Sound travels at roughly 344 meters per second in air (subject to changes due to changes in temperature, dryness, etc). Inversely, the length between the peaks of the waveform for a tone at frequency x is 344./x meters. So, 344 hz in air would have the wave length of approximately one meter. However, assuming no wind, if the speaker were travelling along a straight line at 10 meters per second, a stationary listener in front of the speaker would hear 354 hz. The speed of the speaker is not added to the speed of sound – the speed of sound is entirely relative to the medium in which it travels. So, the number of wavepeaks that reach the listener will increase, as the distance between the wave peaks is reduced (or the opposite, if he is travelling the other way). This is known as the Doppler effect. The Doppler effect is nice in that it conserves intervals - if the speaker switched to playing a frequency that is y times 344hz, the listener would hear y times 354hz.

The formula is f' = f * (c + v)/c, where c = the speed of sound in the relevant medium, and v = velocity of the speaker. More generally, it is f' = f * (c + v_s)/(c + v_l), where v_s and v_l are the speed of the speaker and the listener along the line. Calculating it if the movement vectors are not on a line is more complicated, but we will ignore that for now.

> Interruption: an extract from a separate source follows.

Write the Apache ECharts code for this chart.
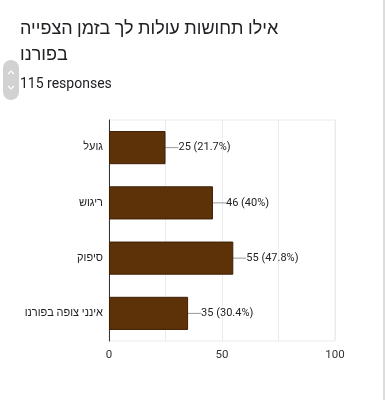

Since we are dealing with a factor, overtones will be affected proportionally - ((f * (c + v_s))/c) / ((f * 2(c + v_s))/c)) = (f)/(f * 2) = r – overtones or sets of frequencies will be related by the same factor r (not by the same difference in exact number of hertz).

It turns out our hearing is mostly logarithmic – we do not hear an absolute difference in hertz as a meaningful way of classifying how tones relate. 400hz and 450hz simultaneously sounds different from 300hz and 350hz simultaneously - but not just because the latter pair is lower! 400hz and 450hz simultaneously sounds as though the two notes relate in the same way that 300hz and 337.5hz do – the pairs share the same ratio, and therefore we hear these pairs as similar. This is also relevant when looking at the misconceptions and misinformation the A432 community spread about scales.

In other gasses, liquids or solids, sound travels at other speeds (and in solids, there evens exist two 'different kinds' of sound, travelling at different speeds - sheer waves and compression waves). Sound travelling in your body travels at another speed than sound travelling in the surrounding air – and this may further differ between your bones, your muscles, your skin, your intestines, etc.

If an orchestra is playing outdoors in A432 upwind from you, and the wind is six meters per second, you will hear it play in A440. If it is downwind from you, you will hear it play in roughly A424. We find this by dividing 440/432, then solving (c + v_s)/c = 440/432, where c = 344, thus (344 + v_s)/344 = 440/432. This is equivalent to 1 + v_s/344 = 1 + 8/432 ≡  v_s/344 = 8/432 ≡ v_s/43 = 4/27 ≡ v_s = 162/27 = 6.

This will be relevant later on when looking into cymatics, a scientific method thoroughly misunderstood by the A432 community.